Motilal Oswal’s research report on J K Lakshmi Cement
Volumes increased 9% YoY (+8% QoQ) to 2.31mt (our estimate: 2.13mt). Realizations of INR4,056/t (+2% YoY, +1% QoQ) were in line with our estimate. Revenue grew 12% YoY to INR9.35b (our estimate: INR8.6b). Margins impacted by cost push: Cost/t rose 3% YoY (+2% QoQ) to INR3,630 (our estimate: INR3,568) due to higher RM cost/t (due to clinker purchase) and higher other expenses/t. Thus, EBITDA/ton of INR426 (-5% YoY, -1% QoQ) was lower than our estimate of INR485/t. EBITDA increased 4% YoY to INR983m (our estimate: INR1.03b), with the margin at 10.5% (-0.76pp YoY, -0.25pp QoQ). Tax rate stood at 25.4% v/s 32.5% in the year-ago period. PAT, thus, grew 72% YoY to INR148m (our estimate of a loss of INR171m).

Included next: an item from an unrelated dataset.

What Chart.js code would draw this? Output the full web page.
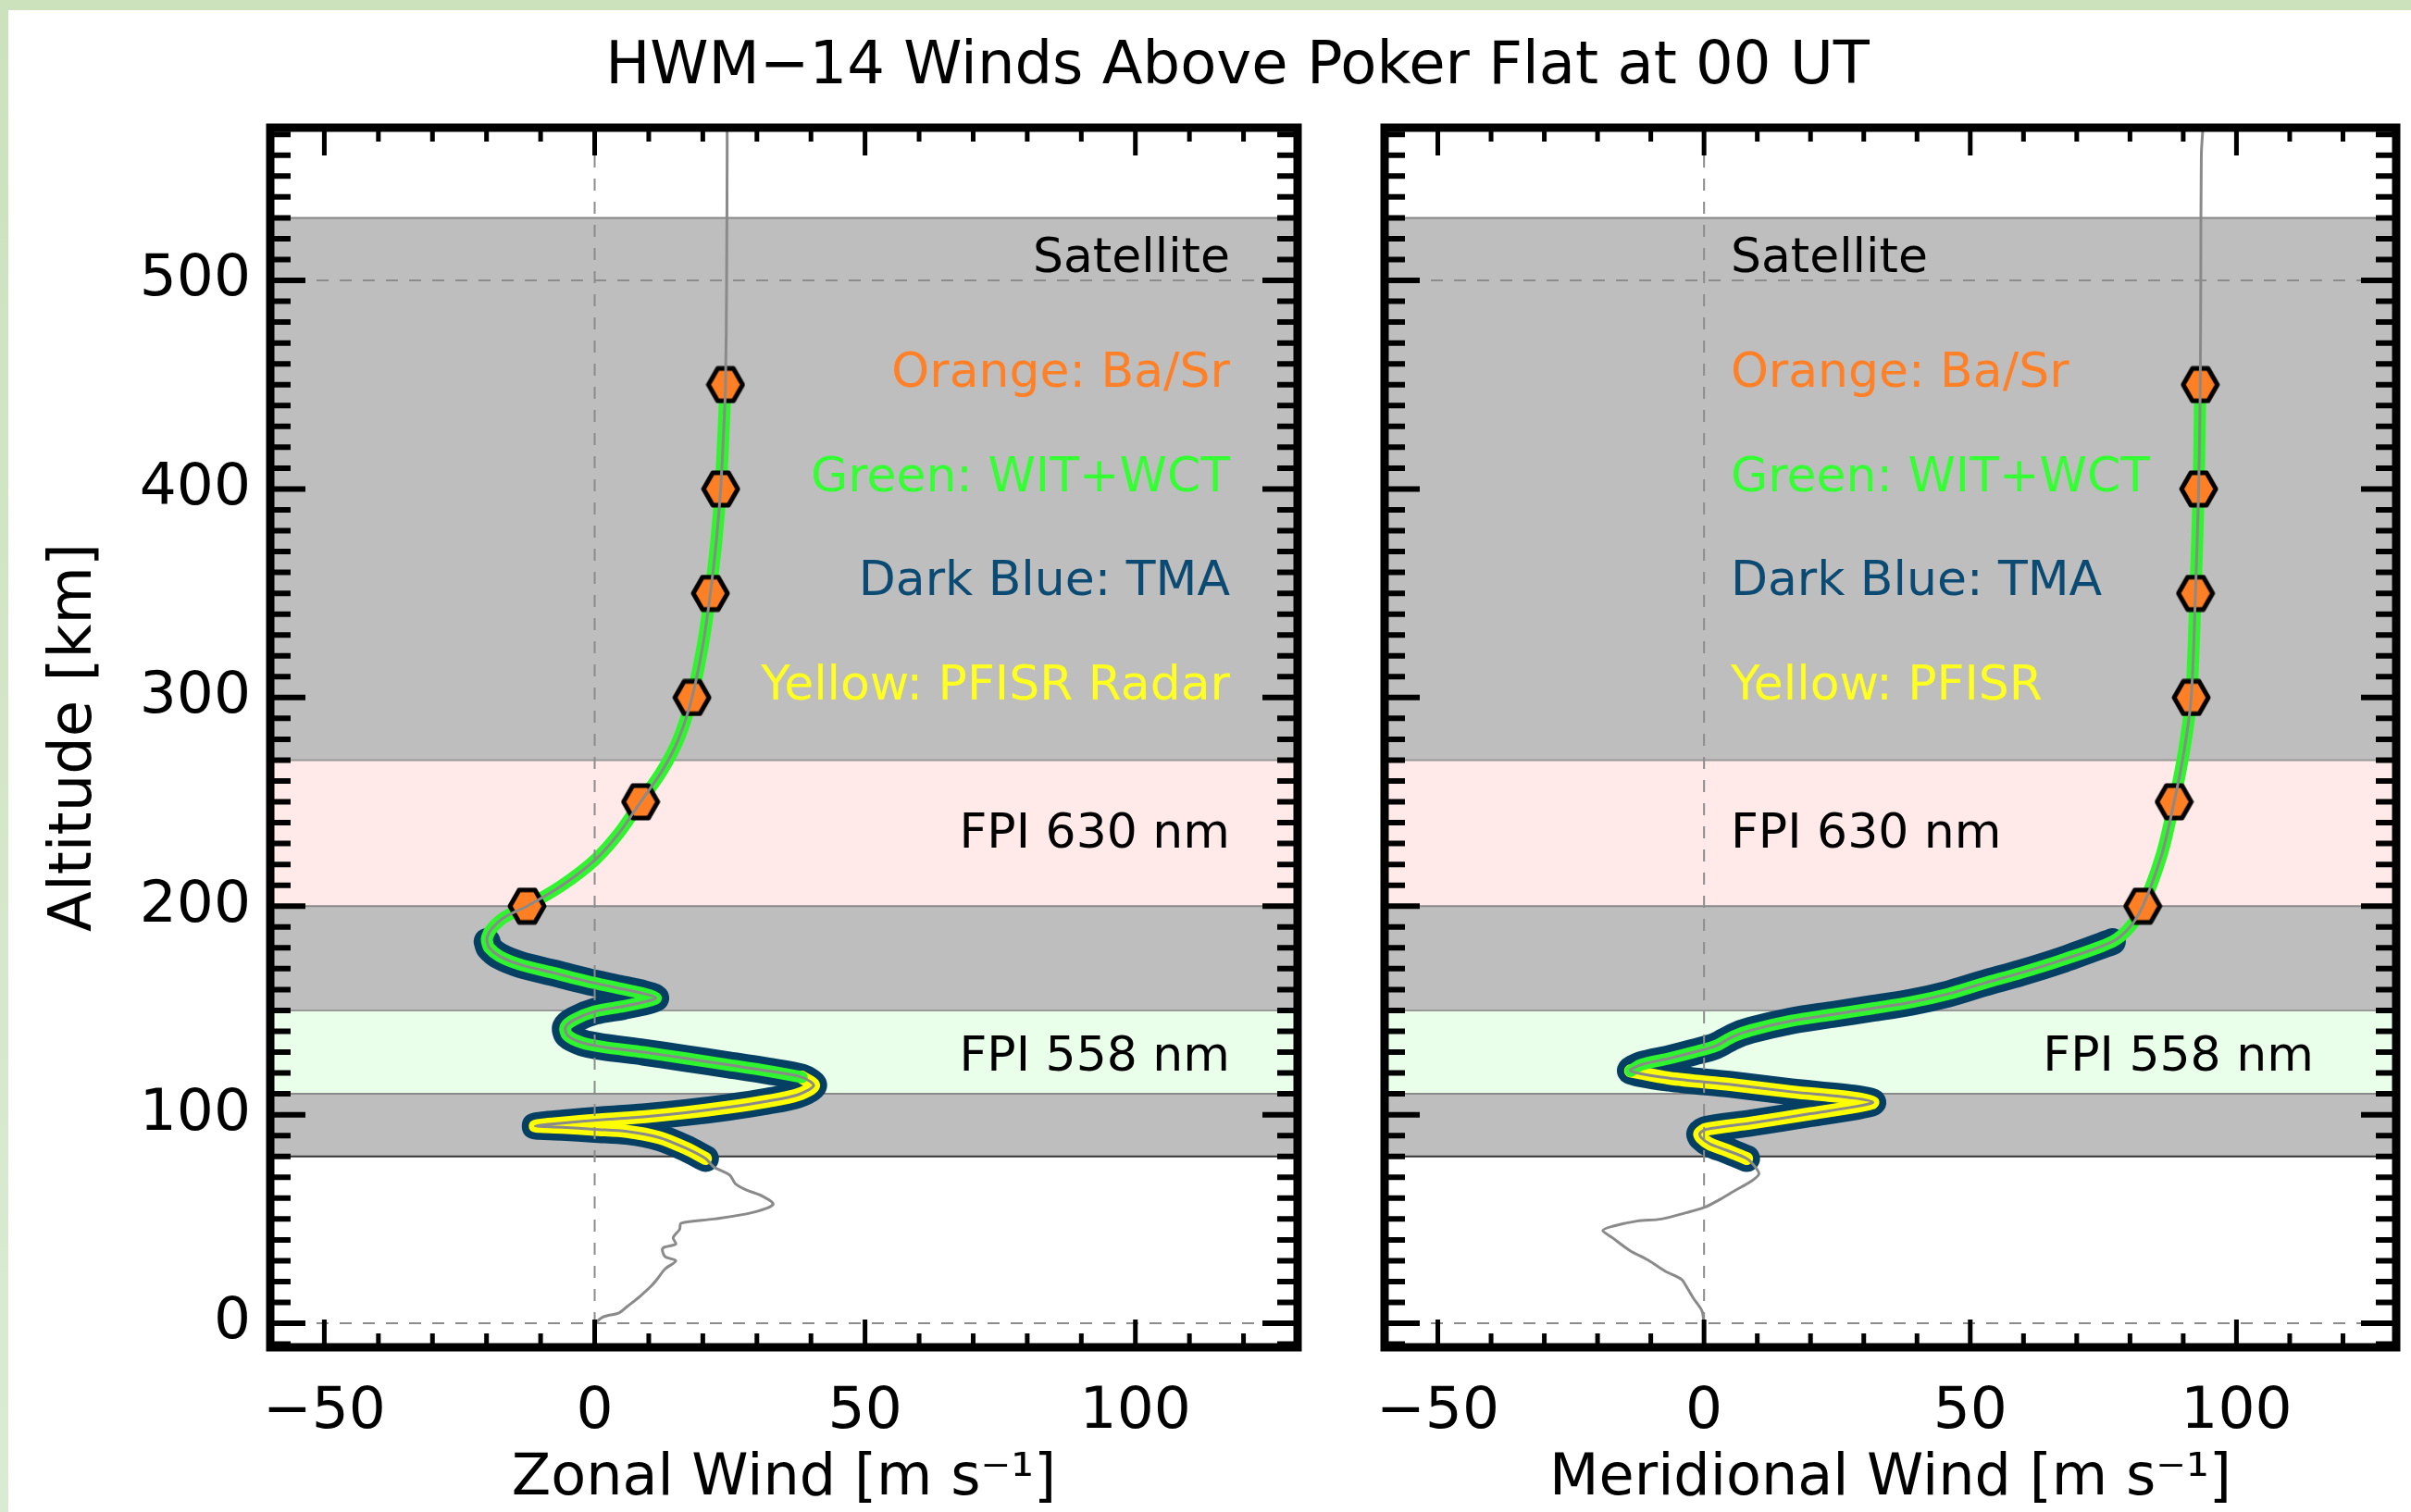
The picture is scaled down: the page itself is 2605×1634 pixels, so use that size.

We lower our FY19 EBITDA estimate by 8% due to higher cost assumption, which leads to an 18% decline in PAT for the year. Our EBITDA estimates for FY20/21 remain largely unchanged, with PAT for FY21 increasing by 6% due to lower depreciation and higher other income. We value JKLC at 8x FY21E EBITDA and arrive at a TP of INR386. Maintain Buy.